With Halloween around the corner, and my crafting abilities still quite noobish, I had to devise a way to slap together a quick arc reactor. I wanted it to look good beneath and/or coming through a t-shirt.
Reactors that lie under your shirt only work well when they're thin. Like many first attempts, I knew mine would probably be thick and clunky. This one actually ended up glued to a shirt through a hole in the front. For the next model, I am going to make it thinner, use professionally machined/cut materials, and an internal power supply.
1. When plans to have plexiglass cut via laser fell through, I went up to Jo-Ann's and bought this thin, easy-to-cut plastic.

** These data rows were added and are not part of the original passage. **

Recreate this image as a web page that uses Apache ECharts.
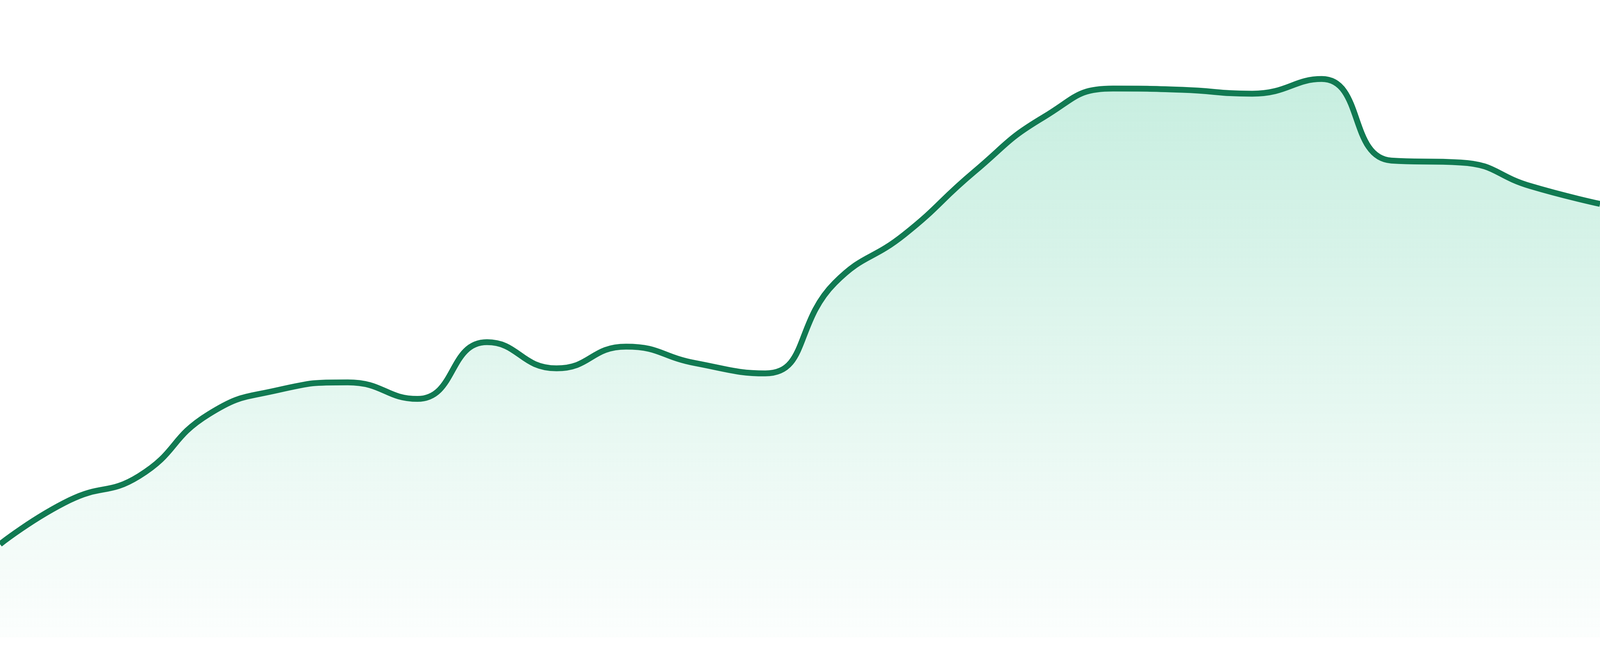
<!DOCTYPE html>
<html>
<head>
<meta charset="utf-8">
<script src="https://cdn.jsdelivr.net/npm/echarts@6/dist/echarts.min.js"></script>
<style>
  html, body { margin: 0; padding: 0; background: #fff; width: 100%; height: 100%; overflow: hidden; }
  #chart { width: 100vw; height: 100vh; }
</style>
</head>
<body>
<div id="chart"></div>
<script>
// 24 points
var days = ['1','2','3','4','5','6','7','8','9','10','11','12',
            '13','14','15','16','17','18','19','20','21','22','23','24'];
var values = [14.6, 21.5, 25.3, 35.0, 38.8, 40.0, 37.4, 46.3, 42.2, 45.6, 43.0, 41.4,
              55.6, 63.2, 73.0, 81.6, 86.1, 85.9, 85.3, 87.6, 74.8, 74.5, 70.8, 68.0];

var myChart = echarts.init(document.getElementById('chart'));

var option = {
    animation: false,
    grid: { left: 0, right: 0, top: 0, bottom: '2.86%' },
    xAxis: {
        type: 'category',
        boundaryGap: false,
        data: days,
        show: false
    },
    yAxis: {
        type: 'value',
        min: 0,
        max: 100,
        show: false
    },
    series: [
        {
            type: 'line',
            data: values,
            smooth: true,
            symbol: 'none',
            lineStyle: { color: '#117a52', width: 15 },
            areaStyle: {
                color: new echarts.graphic.LinearGradient(0, 0, 0, 1, [
                    { offset: 0, color: 'rgba(20,184,124,0.34)' },
                    { offset: 1, color: 'rgba(20,184,124,0.02)' }
                ])
            }
        }
    ]
};

myChart.setOption(option);
</script>
</body>
</html>
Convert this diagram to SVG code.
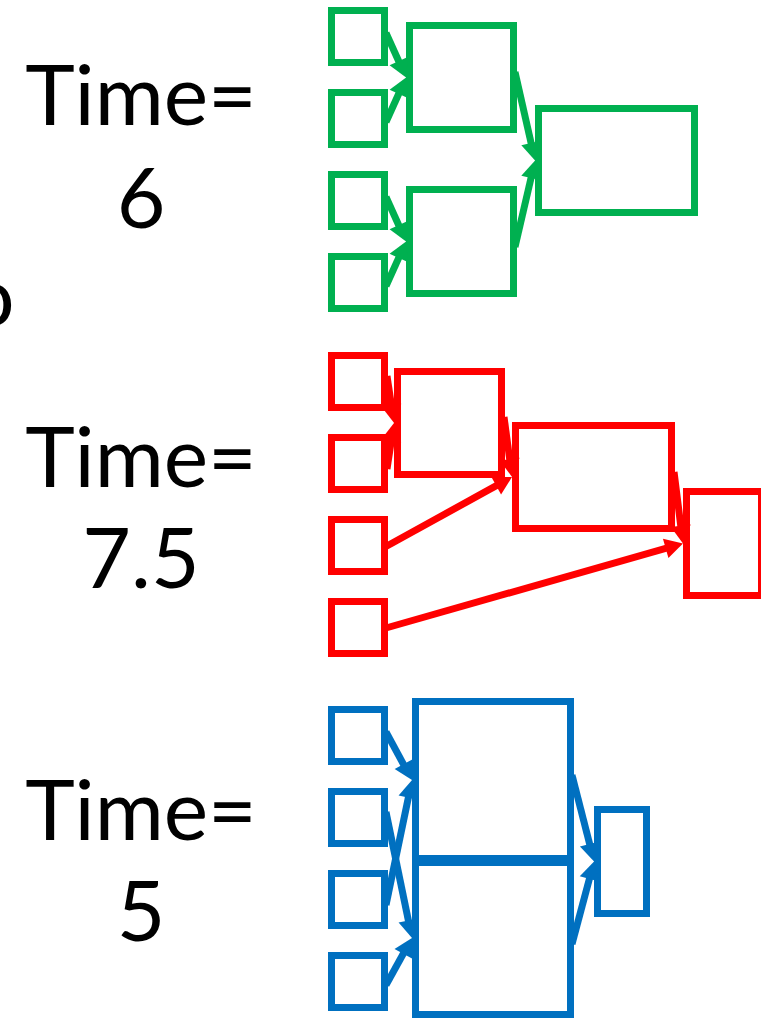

2. Miscellaneous drain/sink parts (Lowes), key rings (Lowes), a plastic puck (for moving heavy furniture - Lowes), and copper craft wire (Michael's). The metal strainer in the top-right of the photo wound up not being used.
3. Battery-powered LED lights (Amazon).
4. Thin foam with adhesive back (Michael's).
5. Elastic strap, XS buckle, clasps (Jo-Ann's).
6. I cut circles and rings from the plastic to fit into the sink ring. The plastic was semi-transparent, so it helped to diffuse the light.
7. Stacked rings + foam + wire. It's not perfect, but it's quick-n-dirty. Cutting perfect rings from plastic, even with razors and guides, is not easy!
8-9. I tried to make a vent with plastic, but I failed spectacularly. I then made it out of the foam. In all, the reactor is coming together. I glued coffee filters underneath all of the plastic cutouts to further diffuse the light.
11. ...and turned on. I'm finally done. I ended up covering the lights trailing outside of the reactor with black foam. In all, it's good enough for a night of trick-or-treating. The next one will be a lot better (especially since I plan to cheat and have the glass rings and vent cut by laser)!